If you do charge for shipping, this should always be shown as early as possible, for example in the website header and/or on product pages, so that it’s not a surprise at checkout. Free shipping solves the technical problem of having to calculate shipping costs before the customer reaches the checkout.

If you don’t have enough margin to offer universal free shipping, add in a threshold, such as “Free shipping over £50”.

This will increase your “Average Order Volume” as most people will add one more item if they are close the the threshold. Great!

9. Set up automatic cart recovery emails

According to the Baymard Institute, 67.45% of online shopping carts are abandoned. So for every 100 customers, 67 of them will bail before giving you their hard earned cash.

Cart recovery emails are automatically sent to customers that have started checkout but not finished. This is a common feature of most ecommerce platforms now and each will let you choose how long to wait before sending the cart recovery email. We recommend around 30 minutes.

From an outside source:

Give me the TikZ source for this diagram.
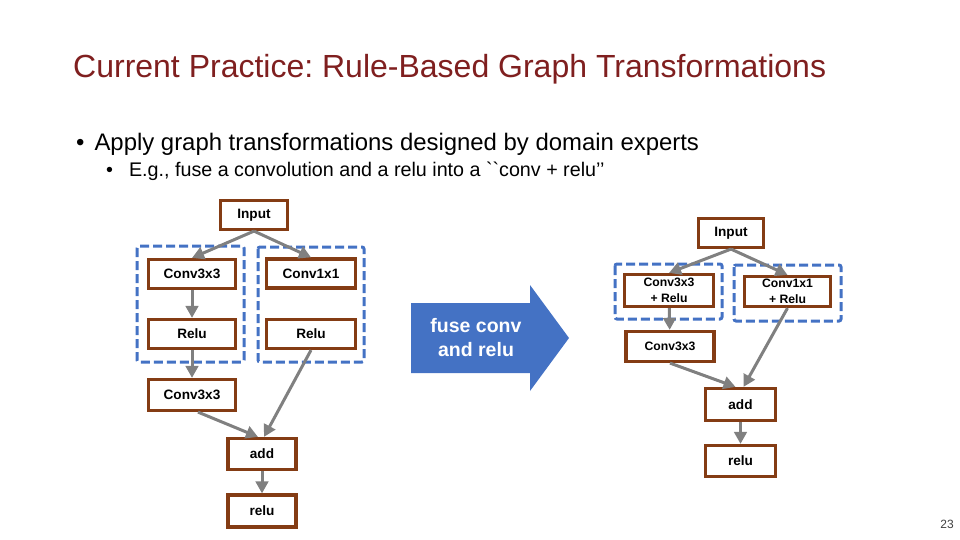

It is astonishing how effective cart recovery emails can be. SalesCycle states nearly half of all abandoned cart emails are opened, and over third of those actually lead back to complete purchases. The reason behind this is that often people simply get distracted and forget what they’re doing, so a gentle reminder later on very often closes the sale.

10. Show all upfront costs as early as possible and delivery dates

You need to provide all the information a visitor would need to buy from you as early as possible. The product page is the place to do this. Make sure you don’t miss basic information like:

  • If there are shipping fees, what are they.
  • What is your returns policy.
  • When will the item arrive. If you can’t show this, instead show how soon items are dispatched e.g. ‘Items dispatched next day’

Wrapping up

The price, proposition, product specification and estimated delivery date are the main things people want to know when buying from you. Use the product page to provide this information but also make sure that any selling points, like “Free Shipping on all Orders”, are displayed throughout your site. This means that customers will understand what you offer no matter which page they land on first.

Once you’ve nailed these basics on your ecommerce store, you’re sure to see an increase in your conversion rate. If you already had all ten - well done, next step, world domination!